The plan had several flaws. First it entailed imposing the Turkish language and centralised government on what had hitherto been a multi-lingual and loosely-governed empire, which alienated the Arabic-speaking regions of the empire and caused an upsurge in Arab nationalism. Secondly it drove the empire ever deeper into debt. And thirdly, when Enver Bey formed an alliance with Germany, which he saw as the most advanced military power in Europe, it cost the empire the support of Britain, which had protected the Ottomans against Russian encroachment all through the 19th century.

In 1914 Enver Bey’s alliance with Germany led the Young Turks into the fatal step of joining Germany and Austria-Hungary in World War I, against Britain and France. The British saw the Ottomans as the weak link in the enemy alliance, and concentrated on knocking them out of the war. When a direct assault failed at Gallipoli in 1915, they turned to fomenting revolution in the Ottoman domains, exploiting the awakening force of Arab nationalism.
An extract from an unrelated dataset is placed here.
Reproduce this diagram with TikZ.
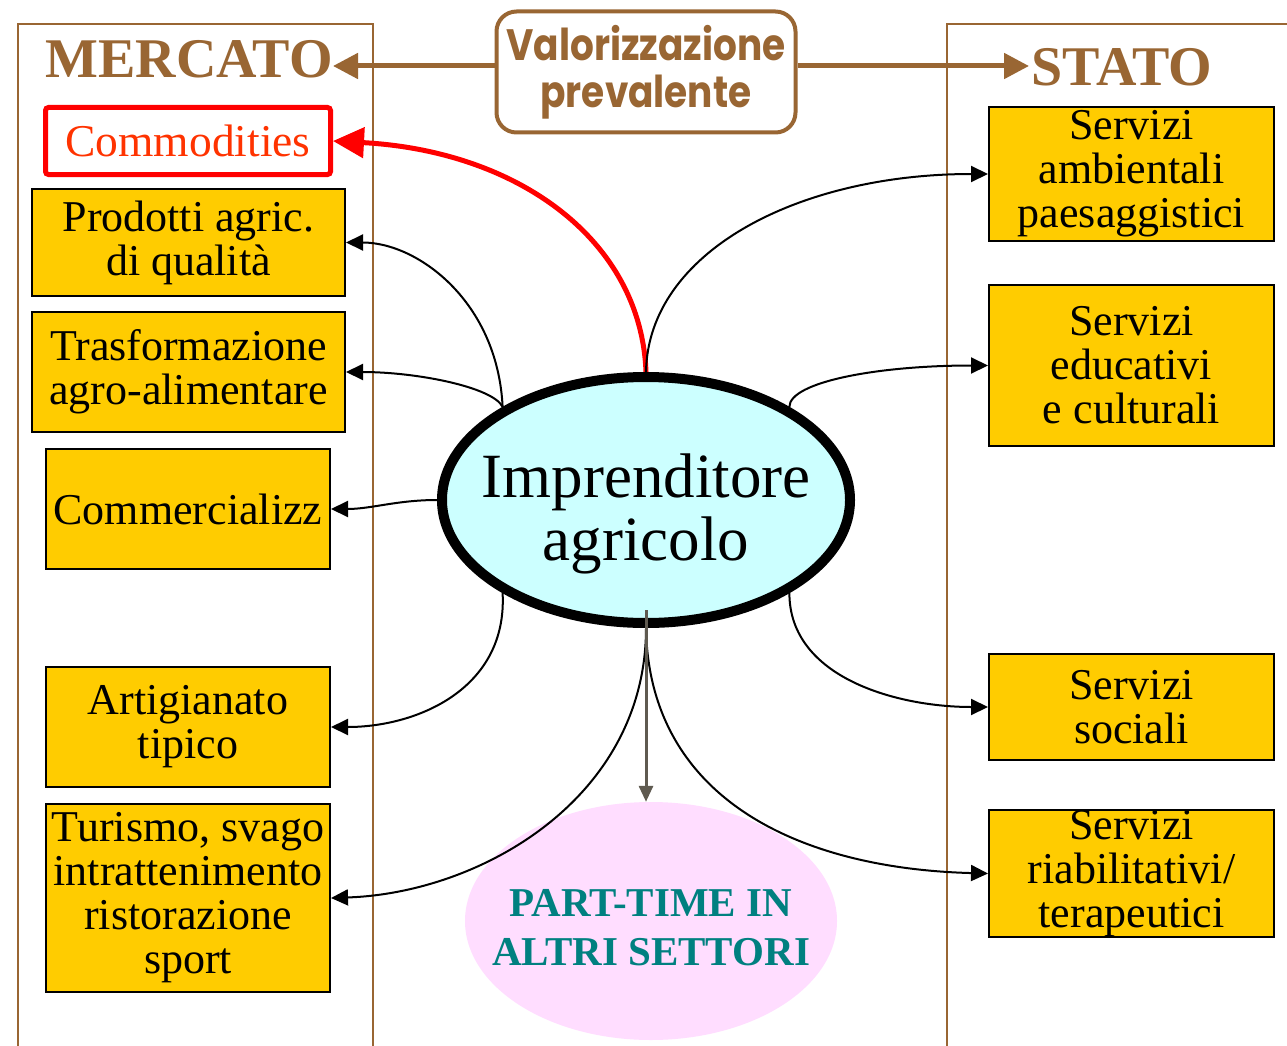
\documentclass[tikz,border=0pt]{standalone}
\usepackage{graphicx}
\usepackage{fontspec}
\setmainfont{Liberation Serif}
\newfontfamily\comicf{Poppins}
\usetikzlibrary{arrows.meta,shapes.geometric}
\definecolor{brownc}{HTML}{996633}
\definecolor{yellowc}{HTML}{FFCC00}
\definecolor{cyanc}{HTML}{CCFFFF}
\definecolor{pinkc}{HTML}{FFDDFF}
\definecolor{tealc}{HTML}{008080}
\definecolor{commtext}{HTML}{FF3300}
\definecolor{grayarrc}{HTML}{5F5A50}
\newcommand{\valstretch}[1]{\scalebox{1.04}[1.22]{#1}}
\begin{document}
\begin{tikzpicture}[x=1pt,y=-1pt,
  panel/.style={draw=brownc,line width=2},
  titlet/.style={text=brownc,font=\bfseries\fontsize{56}{56}\selectfont,inner sep=0},
  valbox/.style={draw=brownc,line width=4,rounded corners=20,minimum width=299,minimum height=121,inner sep=0,align=center,text=brownc,font=\comicf\bfseries\fontsize{36}{47}\selectfont},
  brownarr/.style={draw=brownc,line width=5,-{Triangle[length=25pt,width=25pt]}},
  ybox/.style={draw=black,line width=2,fill=yellowc,inner sep=0,align=center,font=\fontsize{44}{44}\selectfont},
  commbox/.style={draw=red,line width=5,rounded corners=3,fill=white,inner sep=0,text=commtext,font=\fontsize{45.5}{45.5}\selectfont},
  blkarr/.style={draw=black,line width=2,-{Triangle[length=17pt,width=16pt]}},
  redarr/.style={draw=red,line width=5,-{Triangle[length=31pt,width=30pt]}},
  grayarr/.style={draw=grayarrc,line width=3,-{Triangle[length=16pt,width=14pt]}}
]
\useasboundingbox (0,0) rectangle (1287,1046);
\fill[white] (0,0) rectangle (1287,1046);

% panels
\draw[panel] (18,1046) -- (18,24) -- (373,24) -- (373,1046);
\draw[panel] (947,1046) -- (947,24) -- (1287,24);

% top
\node[valbox] (val) at (646,72) {\valstretch{Valorizzazione}\\\valstretch{prevalente}};
\node[titlet,anchor=base] (merc) at (189,78) {MERCATO};
\node[titlet,anchor=base] (stato) at (1122,86) {STATO};
\coordinate (mtip) at (333,66);
\coordinate (stip) at (1029,66);
\draw[brownarr] (val.west |- mtip) -- (mtip);
\draw[brownarr] (val.east |- stip) -- (stip);

% left boxes
\node[commbox,minimum width=285,minimum height=67] (comm) at (188,141) {Commodities};
\node[ybox,minimum width=313,minimum height=107] (prod) at (188.5,242.5) {Prodotti agric.\\di qualità};
\node[ybox,minimum width=313,minimum height=120] (tras) at (188.5,372) {Trasformazione\\agro-alimentare};
\node[ybox,minimum width=284,minimum height=120] (comz) at (188,509) {Commercializz};
\node[ybox,minimum width=284,minimum height=120] (art) at (188,727) {Artigianato\\tipico};
\node[ybox,minimum width=284,minimum height=188] (tur) at (188,898) {Turismo, svago\\intrattenimento\\ristorazione\\sport};

% right boxes
\node[ybox,minimum width=285,minimum height=134] (amb) at (1131.5,174) {Servizi\\ambientali\\paesaggistici};
\node[ybox,minimum width=285,minimum height=161] (edu) at (1131.5,365.5) {Servizi\\educativi\\e culturali};
\node[ybox,minimum width=285,minimum height=106] (soc) at (1131.5,707) {Servizi\\sociali};
\node[ybox,minimum width=285,minimum height=123] (ria) at (1131.5,873.5) {Servizi\\riabilitativi/\\terapeutici};

% ellipses
\node[ellipse,fill=pinkc,minimum width=372,minimum height=238,inner sep=0] (pt) at (651,921) {};
\node[text=tealc,font=\bfseries\fontsize{41}{49}\selectfont,align=center,inner sep=0] (ptt) at (651,928) {PART-TIME IN\\ALTRI SETTORI};

% connectors
\draw[redarr] (646,372) .. controls +(-5,-132) and +(185,10) .. (comm.east);
\node[ellipse,draw=black,line width=10,fill=cyanc,minimum width=408,minimum height=246,inner sep=0] (ell) at (646,500) {};
\node[font=\fontsize{63}{63}\selectfont,align=center,inner sep=0] (ellt) at (646,514) {Imprenditore\\agricolo};

\draw[blkarr] (ell.147) .. controls +(-5,-105) and +(72,0) .. (prod.east);
\draw[blkarr] (ell.147) .. controls +(-10,-20) and +(70,0) .. (tras.east);
\draw[blkarr] (ell.west) .. controls +(-40,0) and +(40,0) .. (comz.east);
\draw[blkarr] (ell.213) .. controls +(5,95) and +(87,0) .. (art.east);
\draw[blkarr] (ell.south) .. controls +(0,170) and +(150,-5) .. (tur.east);
\draw[blkarr] (ell.north) .. controls +(2,-120) and +(-190,0) .. (amb.west);
\draw[blkarr] (ell.33) .. controls +(0,-25) and +(-110,0) .. (edu.west);
\draw[blkarr] (ell.-33) .. controls +(0,85) and +(-90,0) .. (soc.west);
\draw[blkarr] (ell.south) .. controls +(3,170) and +(-190,-5) .. (ria.west);
\draw[grayarr] ([yshift=18pt]ell.south) -- (ell.south |- pt.north);
\end{tikzpicture}
\end{document}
The British found an ally in Sherif Hussein ibn Ali, the hereditary ruler of Mecca and believed by Muslims to be a descendant of the family of the Prophet Muhammad, who led an Arab Revolt against Ottoman rule, having received a promise of Arab independence in exchange.

Meanwhile, the fall of the Ottomans had allowed Turkish Revolutionaries and Kemal Ataturk to seize power in Turkey and embark on a program of modernisation and secularisation. The new state abolished the caliphate, emancipated women, enforced western dress and the use of Turkish in place of Ottoman language, which has highly influenced from arabic and persian, and abolished the jurisdiction of the Islamic courts. In effect, Turkey become culturally part of Europe. Ever since, Turkey has insisted that it is a European country and not part of the Middle East.